▶ _GIVEN REQUEST_: Line by line, repeat the data below exactly, beginning at the first line and ending at the line with "color='white', fontsize=17.5, fontweight='bold', zorder=4)". Omit pictures.

▶ _DATASET_:
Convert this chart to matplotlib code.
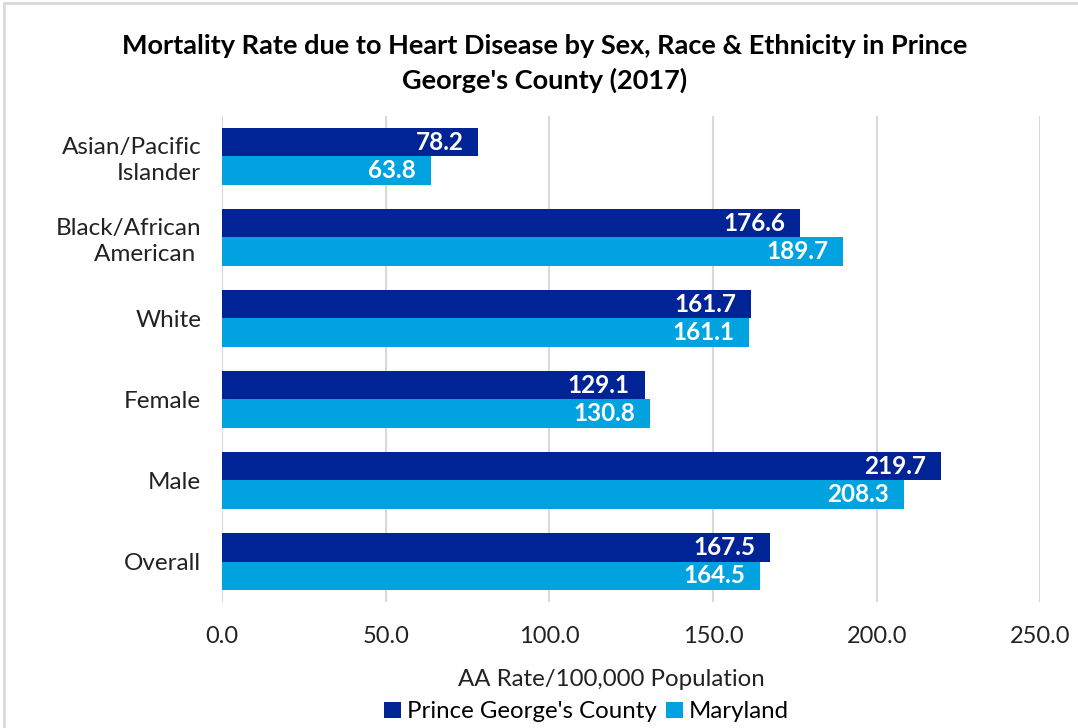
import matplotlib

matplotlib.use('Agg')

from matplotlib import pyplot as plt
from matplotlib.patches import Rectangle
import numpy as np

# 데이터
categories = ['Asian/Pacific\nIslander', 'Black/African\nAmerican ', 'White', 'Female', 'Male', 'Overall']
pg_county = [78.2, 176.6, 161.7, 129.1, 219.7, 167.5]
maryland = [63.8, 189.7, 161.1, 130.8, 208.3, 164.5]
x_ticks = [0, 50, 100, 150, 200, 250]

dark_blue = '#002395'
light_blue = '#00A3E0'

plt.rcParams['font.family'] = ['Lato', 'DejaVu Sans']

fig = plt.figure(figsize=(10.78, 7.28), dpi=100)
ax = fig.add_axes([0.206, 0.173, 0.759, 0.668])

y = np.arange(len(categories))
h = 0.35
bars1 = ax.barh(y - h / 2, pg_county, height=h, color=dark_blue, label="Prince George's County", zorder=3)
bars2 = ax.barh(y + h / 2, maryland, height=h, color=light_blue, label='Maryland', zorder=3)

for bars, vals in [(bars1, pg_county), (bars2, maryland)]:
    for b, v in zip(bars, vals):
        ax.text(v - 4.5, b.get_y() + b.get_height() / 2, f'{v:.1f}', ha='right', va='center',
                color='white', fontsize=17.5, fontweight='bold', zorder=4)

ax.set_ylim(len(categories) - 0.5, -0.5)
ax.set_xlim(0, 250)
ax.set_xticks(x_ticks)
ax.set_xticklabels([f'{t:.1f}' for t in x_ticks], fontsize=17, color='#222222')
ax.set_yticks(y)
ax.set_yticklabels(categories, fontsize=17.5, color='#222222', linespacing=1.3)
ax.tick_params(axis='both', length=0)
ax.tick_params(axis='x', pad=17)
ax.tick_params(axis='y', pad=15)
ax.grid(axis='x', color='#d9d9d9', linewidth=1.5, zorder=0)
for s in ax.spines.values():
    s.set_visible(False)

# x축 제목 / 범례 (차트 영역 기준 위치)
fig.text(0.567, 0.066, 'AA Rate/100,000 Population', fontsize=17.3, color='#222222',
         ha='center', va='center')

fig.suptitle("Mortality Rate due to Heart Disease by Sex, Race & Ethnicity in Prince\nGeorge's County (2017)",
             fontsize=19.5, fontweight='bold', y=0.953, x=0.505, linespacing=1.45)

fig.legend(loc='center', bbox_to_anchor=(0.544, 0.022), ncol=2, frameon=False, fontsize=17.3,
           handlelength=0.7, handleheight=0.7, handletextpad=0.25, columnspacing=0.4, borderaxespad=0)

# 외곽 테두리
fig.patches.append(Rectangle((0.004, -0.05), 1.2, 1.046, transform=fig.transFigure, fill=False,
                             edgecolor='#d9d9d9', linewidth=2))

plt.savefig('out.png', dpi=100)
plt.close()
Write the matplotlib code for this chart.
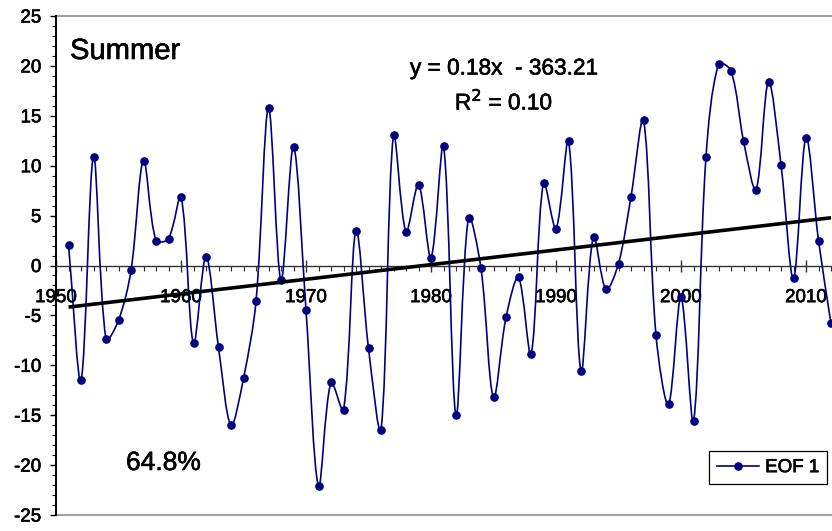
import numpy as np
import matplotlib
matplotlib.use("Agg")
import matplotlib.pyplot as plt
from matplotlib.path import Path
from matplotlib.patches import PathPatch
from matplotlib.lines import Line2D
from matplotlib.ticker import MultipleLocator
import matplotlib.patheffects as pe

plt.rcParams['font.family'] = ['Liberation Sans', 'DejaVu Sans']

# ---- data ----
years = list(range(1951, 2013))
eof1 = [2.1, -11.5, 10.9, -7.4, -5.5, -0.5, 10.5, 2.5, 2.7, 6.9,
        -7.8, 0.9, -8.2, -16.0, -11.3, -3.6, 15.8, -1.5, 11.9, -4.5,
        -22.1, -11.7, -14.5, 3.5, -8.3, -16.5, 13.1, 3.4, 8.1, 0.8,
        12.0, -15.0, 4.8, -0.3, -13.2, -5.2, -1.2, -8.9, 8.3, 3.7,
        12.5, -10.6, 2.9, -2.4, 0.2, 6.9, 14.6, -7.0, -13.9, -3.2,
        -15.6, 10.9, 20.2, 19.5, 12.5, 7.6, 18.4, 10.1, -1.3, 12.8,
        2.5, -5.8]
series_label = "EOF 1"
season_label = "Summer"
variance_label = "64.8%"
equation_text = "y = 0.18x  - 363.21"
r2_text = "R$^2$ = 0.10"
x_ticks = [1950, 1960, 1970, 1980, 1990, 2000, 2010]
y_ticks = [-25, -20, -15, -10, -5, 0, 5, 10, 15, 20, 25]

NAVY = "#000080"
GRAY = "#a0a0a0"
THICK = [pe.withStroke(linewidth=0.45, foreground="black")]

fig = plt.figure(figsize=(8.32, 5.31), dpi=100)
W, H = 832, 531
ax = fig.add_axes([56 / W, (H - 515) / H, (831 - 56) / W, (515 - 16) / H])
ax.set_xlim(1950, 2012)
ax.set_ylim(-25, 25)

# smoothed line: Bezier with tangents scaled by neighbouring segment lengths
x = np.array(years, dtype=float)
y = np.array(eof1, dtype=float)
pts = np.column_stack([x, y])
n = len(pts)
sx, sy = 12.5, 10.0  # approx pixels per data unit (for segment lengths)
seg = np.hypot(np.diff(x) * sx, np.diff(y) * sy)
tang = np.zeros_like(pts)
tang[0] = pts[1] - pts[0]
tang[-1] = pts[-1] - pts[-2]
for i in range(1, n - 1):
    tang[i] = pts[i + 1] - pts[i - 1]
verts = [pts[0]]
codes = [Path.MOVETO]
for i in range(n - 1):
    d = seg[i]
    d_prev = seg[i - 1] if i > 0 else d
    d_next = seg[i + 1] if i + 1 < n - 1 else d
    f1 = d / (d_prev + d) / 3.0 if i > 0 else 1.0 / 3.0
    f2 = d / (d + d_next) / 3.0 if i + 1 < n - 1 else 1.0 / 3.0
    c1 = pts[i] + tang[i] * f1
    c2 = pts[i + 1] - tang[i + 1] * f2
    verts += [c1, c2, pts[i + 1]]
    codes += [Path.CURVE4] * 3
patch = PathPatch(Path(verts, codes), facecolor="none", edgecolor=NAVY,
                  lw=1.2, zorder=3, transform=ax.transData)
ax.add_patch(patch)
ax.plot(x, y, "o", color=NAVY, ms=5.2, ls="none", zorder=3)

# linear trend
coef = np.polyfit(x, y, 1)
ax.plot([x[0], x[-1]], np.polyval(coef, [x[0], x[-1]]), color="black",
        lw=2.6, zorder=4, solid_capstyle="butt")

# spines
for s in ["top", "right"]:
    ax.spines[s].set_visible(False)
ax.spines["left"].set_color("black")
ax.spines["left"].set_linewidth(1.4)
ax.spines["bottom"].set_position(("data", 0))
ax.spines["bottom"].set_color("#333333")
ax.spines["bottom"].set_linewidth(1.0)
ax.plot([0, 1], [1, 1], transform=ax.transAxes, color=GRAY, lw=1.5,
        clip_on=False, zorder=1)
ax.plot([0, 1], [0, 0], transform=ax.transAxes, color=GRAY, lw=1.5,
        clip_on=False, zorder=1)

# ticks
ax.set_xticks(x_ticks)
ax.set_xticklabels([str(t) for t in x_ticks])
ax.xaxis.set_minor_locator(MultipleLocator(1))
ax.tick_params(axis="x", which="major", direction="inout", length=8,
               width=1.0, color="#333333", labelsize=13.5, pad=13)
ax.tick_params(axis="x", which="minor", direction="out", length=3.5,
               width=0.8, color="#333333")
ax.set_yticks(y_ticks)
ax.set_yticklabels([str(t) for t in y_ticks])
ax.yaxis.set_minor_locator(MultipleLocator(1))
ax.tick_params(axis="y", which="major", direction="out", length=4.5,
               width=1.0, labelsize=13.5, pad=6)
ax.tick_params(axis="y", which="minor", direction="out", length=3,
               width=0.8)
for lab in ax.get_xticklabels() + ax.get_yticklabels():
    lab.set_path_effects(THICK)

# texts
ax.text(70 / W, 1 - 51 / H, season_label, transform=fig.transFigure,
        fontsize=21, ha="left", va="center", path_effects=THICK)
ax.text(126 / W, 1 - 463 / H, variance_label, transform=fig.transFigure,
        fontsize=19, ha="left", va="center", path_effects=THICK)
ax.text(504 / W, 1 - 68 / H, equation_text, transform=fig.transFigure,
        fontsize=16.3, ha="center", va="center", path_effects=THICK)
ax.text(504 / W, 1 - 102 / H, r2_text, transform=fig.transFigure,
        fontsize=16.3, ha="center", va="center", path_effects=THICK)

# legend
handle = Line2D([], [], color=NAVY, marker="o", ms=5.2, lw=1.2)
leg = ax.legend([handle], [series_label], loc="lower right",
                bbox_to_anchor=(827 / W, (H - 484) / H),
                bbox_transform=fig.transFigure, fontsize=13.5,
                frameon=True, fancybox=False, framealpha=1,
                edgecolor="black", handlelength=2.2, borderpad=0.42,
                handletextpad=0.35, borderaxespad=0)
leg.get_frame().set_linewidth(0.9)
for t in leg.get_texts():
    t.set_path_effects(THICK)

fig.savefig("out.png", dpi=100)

▶ _RESPONSE TO THIS EXERCISE_:
Convert this chart to matplotlib code.
import matplotlib

matplotlib.use('Agg')

from matplotlib import pyplot as plt
from matplotlib.patches import Rectangle
import numpy as np

# 데이터
categories = ['Asian/Pacific\nIslander', 'Black/African\nAmerican ', 'White', 'Female', 'Male', 'Overall']
pg_county = [78.2, 176.6, 161.7, 129.1, 219.7, 167.5]
maryland = [63.8, 189.7, 161.1, 130.8, 208.3, 164.5]
x_ticks = [0, 50, 100, 150, 200, 250]

dark_blue = '#002395'
light_blue = '#00A3E0'

plt.rcParams['font.family'] = ['Lato', 'DejaVu Sans']

fig = plt.figure(figsize=(10.78, 7.28), dpi=100)
ax = fig.add_axes([0.206, 0.173, 0.759, 0.668])

y = np.arange(len(categories))
h = 0.35
bars1 = ax.barh(y - h / 2, pg_county, height=h, color=dark_blue, label="Prince George's County", zorder=3)
bars2 = ax.barh(y + h / 2, maryland, height=h, color=light_blue, label='Maryland', zorder=3)

for bars, vals in [(bars1, pg_county), (bars2, maryland)]:
    for b, v in zip(bars, vals):
        ax.text(v - 4.5, b.get_y() + b.get_height() / 2, f'{v:.1f}', ha='right', va='center',
                color='white', fontsize=17.5, fontweight='bold', zorder=4)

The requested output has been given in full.